-- BEGIN RECORDED INFORMATION --

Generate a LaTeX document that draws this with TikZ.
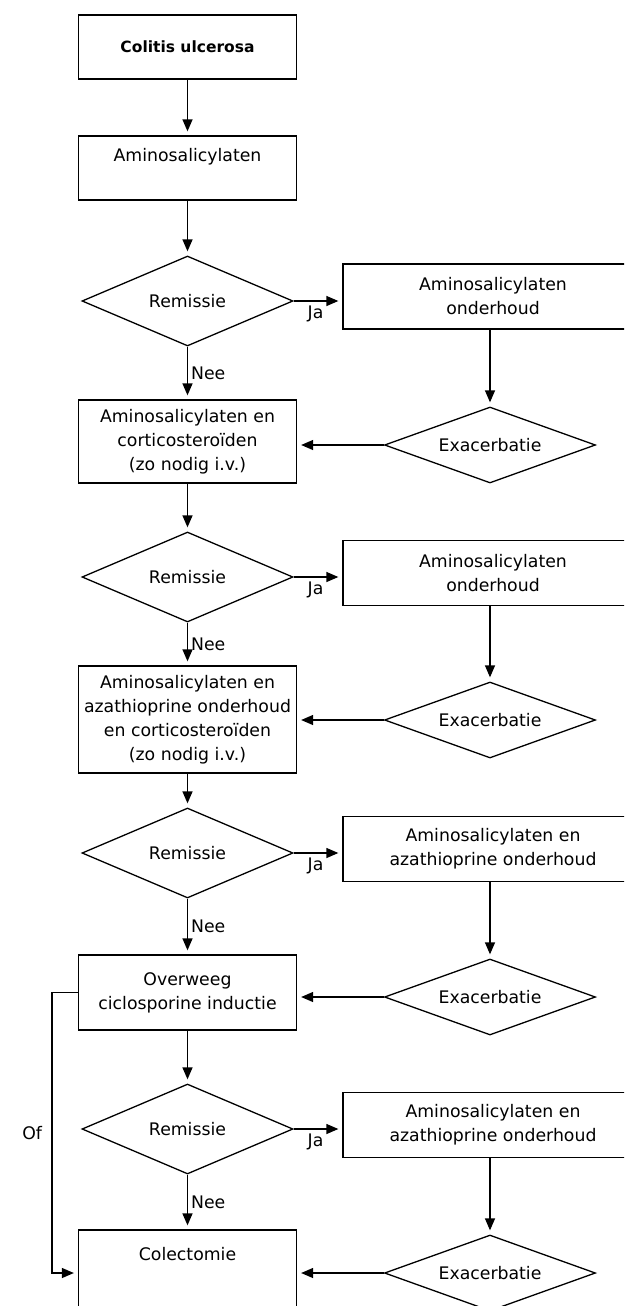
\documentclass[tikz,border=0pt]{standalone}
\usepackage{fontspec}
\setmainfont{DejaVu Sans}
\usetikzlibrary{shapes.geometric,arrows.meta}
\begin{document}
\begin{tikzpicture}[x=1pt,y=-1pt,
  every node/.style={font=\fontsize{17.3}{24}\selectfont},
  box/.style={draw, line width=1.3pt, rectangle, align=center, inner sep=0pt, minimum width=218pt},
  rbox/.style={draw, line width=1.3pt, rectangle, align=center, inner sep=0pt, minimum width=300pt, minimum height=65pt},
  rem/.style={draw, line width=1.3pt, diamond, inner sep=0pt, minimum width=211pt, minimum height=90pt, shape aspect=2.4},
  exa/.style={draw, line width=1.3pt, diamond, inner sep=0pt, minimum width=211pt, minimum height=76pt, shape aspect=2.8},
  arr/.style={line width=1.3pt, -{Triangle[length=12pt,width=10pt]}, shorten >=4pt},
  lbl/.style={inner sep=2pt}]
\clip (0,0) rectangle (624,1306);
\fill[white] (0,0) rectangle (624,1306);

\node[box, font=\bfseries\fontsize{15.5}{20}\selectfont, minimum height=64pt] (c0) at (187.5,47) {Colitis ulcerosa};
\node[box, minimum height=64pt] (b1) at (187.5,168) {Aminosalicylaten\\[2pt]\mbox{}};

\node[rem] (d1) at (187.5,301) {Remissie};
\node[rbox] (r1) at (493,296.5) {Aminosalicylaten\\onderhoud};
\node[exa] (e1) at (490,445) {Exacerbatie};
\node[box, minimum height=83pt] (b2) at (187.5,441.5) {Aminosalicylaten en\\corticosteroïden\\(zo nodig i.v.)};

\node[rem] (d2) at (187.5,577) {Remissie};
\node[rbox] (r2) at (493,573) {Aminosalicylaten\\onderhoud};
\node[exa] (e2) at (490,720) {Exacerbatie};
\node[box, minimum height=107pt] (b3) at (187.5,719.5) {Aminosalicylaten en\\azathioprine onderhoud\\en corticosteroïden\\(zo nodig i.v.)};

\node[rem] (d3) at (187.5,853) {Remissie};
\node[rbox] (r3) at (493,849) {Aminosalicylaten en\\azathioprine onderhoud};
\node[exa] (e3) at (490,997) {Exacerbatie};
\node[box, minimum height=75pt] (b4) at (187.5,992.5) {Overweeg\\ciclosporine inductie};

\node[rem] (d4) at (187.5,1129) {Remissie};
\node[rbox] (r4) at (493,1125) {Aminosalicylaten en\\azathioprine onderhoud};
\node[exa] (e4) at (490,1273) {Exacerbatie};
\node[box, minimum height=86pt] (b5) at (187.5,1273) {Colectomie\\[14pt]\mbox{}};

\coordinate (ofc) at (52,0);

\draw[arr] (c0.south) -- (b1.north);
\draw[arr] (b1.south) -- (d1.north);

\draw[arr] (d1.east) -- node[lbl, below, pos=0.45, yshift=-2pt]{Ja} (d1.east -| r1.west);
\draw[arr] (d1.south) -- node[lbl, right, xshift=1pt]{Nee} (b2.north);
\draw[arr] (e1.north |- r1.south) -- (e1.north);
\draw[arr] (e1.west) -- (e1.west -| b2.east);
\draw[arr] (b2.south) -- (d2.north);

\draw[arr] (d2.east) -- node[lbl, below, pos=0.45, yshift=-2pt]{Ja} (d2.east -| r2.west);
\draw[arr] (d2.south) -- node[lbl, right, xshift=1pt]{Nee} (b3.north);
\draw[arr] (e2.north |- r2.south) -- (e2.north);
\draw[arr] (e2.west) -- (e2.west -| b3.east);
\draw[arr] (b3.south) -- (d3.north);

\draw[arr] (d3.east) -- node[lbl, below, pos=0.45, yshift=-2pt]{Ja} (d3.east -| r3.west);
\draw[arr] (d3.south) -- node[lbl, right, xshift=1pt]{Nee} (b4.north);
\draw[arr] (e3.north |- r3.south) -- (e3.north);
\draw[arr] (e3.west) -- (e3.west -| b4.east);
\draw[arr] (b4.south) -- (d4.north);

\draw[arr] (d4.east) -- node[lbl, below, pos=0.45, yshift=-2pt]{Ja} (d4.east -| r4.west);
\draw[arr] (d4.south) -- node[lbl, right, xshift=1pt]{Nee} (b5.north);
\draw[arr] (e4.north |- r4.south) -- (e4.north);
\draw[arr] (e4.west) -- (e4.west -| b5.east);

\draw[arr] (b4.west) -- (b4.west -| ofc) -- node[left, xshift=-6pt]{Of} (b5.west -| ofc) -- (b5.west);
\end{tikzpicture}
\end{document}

-- END RECORDED INFORMATION --

Without the pictures, retype the whole of the material above exactly.

Generate a LaTeX document that draws this with TikZ.
\documentclass[tikz,border=0pt]{standalone}
\usepackage{fontspec}
\setmainfont{DejaVu Sans}
\usetikzlibrary{shapes.geometric,arrows.meta}
\begin{document}
\begin{tikzpicture}[x=1pt,y=-1pt,
  every node/.style={font=\fontsize{17.3}{24}\selectfont},
  box/.style={draw, line width=1.3pt, rectangle, align=center, inner sep=0pt, minimum width=218pt},
  rbox/.style={draw, line width=1.3pt, rectangle, align=center, inner sep=0pt, minimum width=300pt, minimum height=65pt},
  rem/.style={draw, line width=1.3pt, diamond, inner sep=0pt, minimum width=211pt, minimum height=90pt, shape aspect=2.4},
  exa/.style={draw, line width=1.3pt, diamond, inner sep=0pt, minimum width=211pt, minimum height=76pt, shape aspect=2.8},
  arr/.style={line width=1.3pt, -{Triangle[length=12pt,width=10pt]}, shorten >=4pt},
  lbl/.style={inner sep=2pt}]
\clip (0,0) rectangle (624,1306);
\fill[white] (0,0) rectangle (624,1306);

\node[box, font=\bfseries\fontsize{15.5}{20}\selectfont, minimum height=64pt] (c0) at (187.5,47) {Colitis ulcerosa};
\node[box, minimum height=64pt] (b1) at (187.5,168) {Aminosalicylaten\\[2pt]\mbox{}};

\node[rem] (d1) at (187.5,301) {Remissie};
\node[rbox] (r1) at (493,296.5) {Aminosalicylaten\\onderhoud};
\node[exa] (e1) at (490,445) {Exacerbatie};
\node[box, minimum height=83pt] (b2) at (187.5,441.5) {Aminosalicylaten en\\corticosteroïden\\(zo nodig i.v.)};

\node[rem] (d2) at (187.5,577) {Remissie};
\node[rbox] (r2) at (493,573) {Aminosalicylaten\\onderhoud};
\node[exa] (e2) at (490,720) {Exacerbatie};
\node[box, minimum height=107pt] (b3) at (187.5,719.5) {Aminosalicylaten en\\azathioprine onderhoud\\en corticosteroïden\\(zo nodig i.v.)};

\node[rem] (d3) at (187.5,853) {Remissie};
\node[rbox] (r3) at (493,849) {Aminosalicylaten en\\azathioprine onderhoud};
\node[exa] (e3) at (490,997) {Exacerbatie};
\node[box, minimum height=75pt] (b4) at (187.5,992.5) {Overweeg\\ciclosporine inductie};

\node[rem] (d4) at (187.5,1129) {Remissie};
\node[rbox] (r4) at (493,1125) {Aminosalicylaten en\\azathioprine onderhoud};
\node[exa] (e4) at (490,1273) {Exacerbatie};
\node[box, minimum height=86pt] (b5) at (187.5,1273) {Colectomie\\[14pt]\mbox{}};

\coordinate (ofc) at (52,0);

\draw[arr] (c0.south) -- (b1.north);
\draw[arr] (b1.south) -- (d1.north);

\draw[arr] (d1.east) -- node[lbl, below, pos=0.45, yshift=-2pt]{Ja} (d1.east -| r1.west);
\draw[arr] (d1.south) -- node[lbl, right, xshift=1pt]{Nee} (b2.north);
\draw[arr] (e1.north |- r1.south) -- (e1.north);
\draw[arr] (e1.west) -- (e1.west -| b2.east);
\draw[arr] (b2.south) -- (d2.north);

\draw[arr] (d2.east) -- node[lbl, below, pos=0.45, yshift=-2pt]{Ja} (d2.east -| r2.west);
\draw[arr] (d2.south) -- node[lbl, right, xshift=1pt]{Nee} (b3.north);
\draw[arr] (e2.north |- r2.south) -- (e2.north);
\draw[arr] (e2.west) -- (e2.west -| b3.east);
\draw[arr] (b3.south) -- (d3.north);

\draw[arr] (d3.east) -- node[lbl, below, pos=0.45, yshift=-2pt]{Ja} (d3.east -| r3.west);
\draw[arr] (d3.south) -- node[lbl, right, xshift=1pt]{Nee} (b4.north);
\draw[arr] (e3.north |- r3.south) -- (e3.north);
\draw[arr] (e3.west) -- (e3.west -| b4.east);
\draw[arr] (b4.south) -- (d4.north);

\draw[arr] (d4.east) -- node[lbl, below, pos=0.45, yshift=-2pt]{Ja} (d4.east -| r4.west);
\draw[arr] (d4.south) -- node[lbl, right, xshift=1pt]{Nee} (b5.north);
\draw[arr] (e4.north |- r4.south) -- (e4.north);
\draw[arr] (e4.west) -- (e4.west -| b5.east);

\draw[arr] (b4.west) -- (b4.west -| ofc) -- node[left, xshift=-6pt]{Of} (b5.west -| ofc) -- (b5.west);
\end{tikzpicture}
\end{document}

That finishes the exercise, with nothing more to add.